Mine regulation was so underfunded in the last budget that Kentucky had to forfeit $1 million in federal funds and fell behind in strip-mine inspections. It's good to see environmental enforcement regain some of that federal support.

The coal industry could also have been required to pay more of its own safety costs. A federal law, upheld earlier this year, requires that mines have access to two rescue teams. Kentucky's underground mining inspectors have long doubled as crack rescuers. But the state needed more inspectors to fulfill the expanded federal requirement.

In other states, coal operators pay for their own rescue teams. But the Beshear administration wanted to help Kentucky's small operators who can't afford rescue teams. The administration estimates that as many as 3,000 people are employed by coal companies whose payrolls are no more than 35 people.

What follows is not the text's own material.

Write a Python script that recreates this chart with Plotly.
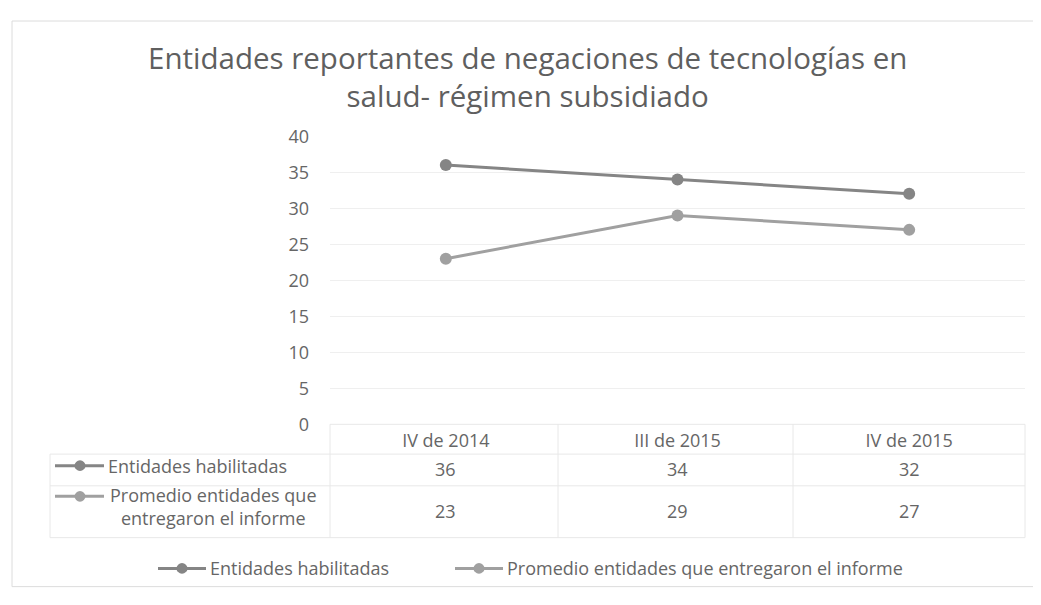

So the administration worked out an agreement with the Martin and Floyd county governments to use $1.4 million from their multicounty coal severance tax funds to hire an additional 15 mine-safety inspectors/rescuers.

Local governments in Eastern Kentucky understandably want to help the coal industry, especially small operators.

But the severance tax is really meant to diversify the economy in ways such as the Coal to Broadband initiative also announced by Beshear on his Eastern Kentucky tour.

A combination of multicounty severance tax and funding from the federal Appalachian Regional Commission will expand high-speed Internet service in Breathitt, Estill, Lee and Powell counties. The four counties have also joined together in a nonprofit technology authority.

Meanwhile, at a time when every tax dollar is stretched to the max, the legislature should build on what Beshear has started by increasing environmental permitting fees. Kentucky should stop subsidizing polluting industries while other states require them to pay a much greater share of their permitting costs.